(Exercise directions) Only the lines from the top of the listing below to the line that has "y_ticks = [0, 20, 40, 60, 80, 100]" should be echoed, with both ends kept and pictures left out.

** begin Available data **

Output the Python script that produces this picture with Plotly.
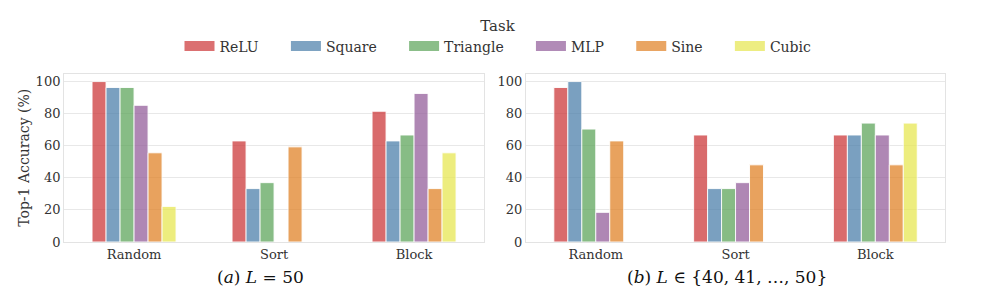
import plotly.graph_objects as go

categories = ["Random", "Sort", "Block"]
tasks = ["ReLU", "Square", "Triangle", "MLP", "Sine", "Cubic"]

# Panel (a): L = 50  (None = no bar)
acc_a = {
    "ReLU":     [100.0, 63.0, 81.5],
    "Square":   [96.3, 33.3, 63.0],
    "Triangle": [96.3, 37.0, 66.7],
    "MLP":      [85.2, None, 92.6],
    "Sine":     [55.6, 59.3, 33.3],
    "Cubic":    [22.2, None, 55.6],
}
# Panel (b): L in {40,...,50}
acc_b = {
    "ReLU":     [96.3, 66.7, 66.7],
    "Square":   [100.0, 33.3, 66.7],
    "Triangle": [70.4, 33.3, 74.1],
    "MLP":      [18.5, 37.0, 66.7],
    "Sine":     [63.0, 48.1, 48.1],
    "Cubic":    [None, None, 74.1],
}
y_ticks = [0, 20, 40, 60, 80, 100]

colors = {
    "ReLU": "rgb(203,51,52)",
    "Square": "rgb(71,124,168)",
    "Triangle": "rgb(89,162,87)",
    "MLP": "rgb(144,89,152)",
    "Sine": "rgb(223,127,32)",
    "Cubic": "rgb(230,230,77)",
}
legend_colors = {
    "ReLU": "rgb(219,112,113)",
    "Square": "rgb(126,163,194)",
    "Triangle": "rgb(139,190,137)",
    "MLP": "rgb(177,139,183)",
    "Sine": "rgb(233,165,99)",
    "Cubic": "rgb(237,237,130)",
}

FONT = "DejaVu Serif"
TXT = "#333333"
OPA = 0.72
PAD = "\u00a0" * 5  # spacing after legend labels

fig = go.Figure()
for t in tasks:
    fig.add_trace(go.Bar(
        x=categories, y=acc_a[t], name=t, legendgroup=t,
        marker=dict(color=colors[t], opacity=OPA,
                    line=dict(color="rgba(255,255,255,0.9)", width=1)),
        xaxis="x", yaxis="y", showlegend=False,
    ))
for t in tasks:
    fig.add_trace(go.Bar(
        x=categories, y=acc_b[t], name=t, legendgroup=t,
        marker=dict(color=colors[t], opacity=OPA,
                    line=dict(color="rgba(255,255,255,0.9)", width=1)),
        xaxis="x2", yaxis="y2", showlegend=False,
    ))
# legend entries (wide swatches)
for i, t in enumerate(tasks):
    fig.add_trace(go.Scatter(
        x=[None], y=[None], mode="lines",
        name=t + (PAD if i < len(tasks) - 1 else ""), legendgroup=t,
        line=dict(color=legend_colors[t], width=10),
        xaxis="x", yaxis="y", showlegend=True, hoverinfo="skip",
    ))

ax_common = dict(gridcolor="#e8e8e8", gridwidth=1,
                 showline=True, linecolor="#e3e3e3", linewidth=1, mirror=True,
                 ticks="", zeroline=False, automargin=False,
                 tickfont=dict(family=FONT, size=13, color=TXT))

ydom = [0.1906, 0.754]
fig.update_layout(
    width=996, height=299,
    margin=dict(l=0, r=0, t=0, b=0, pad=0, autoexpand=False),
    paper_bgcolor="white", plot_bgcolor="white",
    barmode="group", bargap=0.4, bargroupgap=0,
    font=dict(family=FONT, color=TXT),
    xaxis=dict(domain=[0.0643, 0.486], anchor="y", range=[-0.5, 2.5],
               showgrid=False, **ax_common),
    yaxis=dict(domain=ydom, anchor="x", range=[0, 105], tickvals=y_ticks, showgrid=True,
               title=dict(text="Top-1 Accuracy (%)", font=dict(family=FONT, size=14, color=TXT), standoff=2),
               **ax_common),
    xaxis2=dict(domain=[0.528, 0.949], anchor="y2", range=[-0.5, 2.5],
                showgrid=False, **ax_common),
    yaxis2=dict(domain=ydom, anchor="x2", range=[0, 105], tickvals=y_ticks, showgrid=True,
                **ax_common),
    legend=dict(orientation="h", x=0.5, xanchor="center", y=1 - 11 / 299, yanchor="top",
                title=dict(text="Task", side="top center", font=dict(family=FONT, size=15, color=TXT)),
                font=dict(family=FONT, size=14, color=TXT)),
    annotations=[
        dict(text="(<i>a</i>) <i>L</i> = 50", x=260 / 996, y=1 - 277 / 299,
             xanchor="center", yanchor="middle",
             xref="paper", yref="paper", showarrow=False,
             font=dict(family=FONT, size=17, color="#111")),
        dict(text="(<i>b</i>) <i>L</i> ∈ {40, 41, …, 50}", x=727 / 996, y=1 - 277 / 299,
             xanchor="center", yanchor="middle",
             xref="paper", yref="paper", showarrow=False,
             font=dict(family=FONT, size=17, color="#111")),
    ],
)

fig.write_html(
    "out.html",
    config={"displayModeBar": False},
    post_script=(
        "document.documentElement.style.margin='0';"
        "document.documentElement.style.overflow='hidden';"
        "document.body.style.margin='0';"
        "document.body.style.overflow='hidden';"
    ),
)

** end Available data **

(Finished exercise)
Output the Python script that produces this picture with Plotly.
import plotly.graph_objects as go

categories = ["Random", "Sort", "Block"]
tasks = ["ReLU", "Square", "Triangle", "MLP", "Sine", "Cubic"]

# Panel (a): L = 50  (None = no bar)
acc_a = {
    "ReLU":     [100.0, 63.0, 81.5],
    "Square":   [96.3, 33.3, 63.0],
    "Triangle": [96.3, 37.0, 66.7],
    "MLP":      [85.2, None, 92.6],
    "Sine":     [55.6, 59.3, 33.3],
    "Cubic":    [22.2, None, 55.6],
}
# Panel (b): L in {40,...,50}
acc_b = {
    "ReLU":     [96.3, 66.7, 66.7],
    "Square":   [100.0, 33.3, 66.7],
    "Triangle": [70.4, 33.3, 74.1],
    "MLP":      [18.5, 37.0, 66.7],
    "Sine":     [63.0, 48.1, 48.1],
    "Cubic":    [None, None, 74.1],
}
y_ticks = [0, 20, 40, 60, 80, 100]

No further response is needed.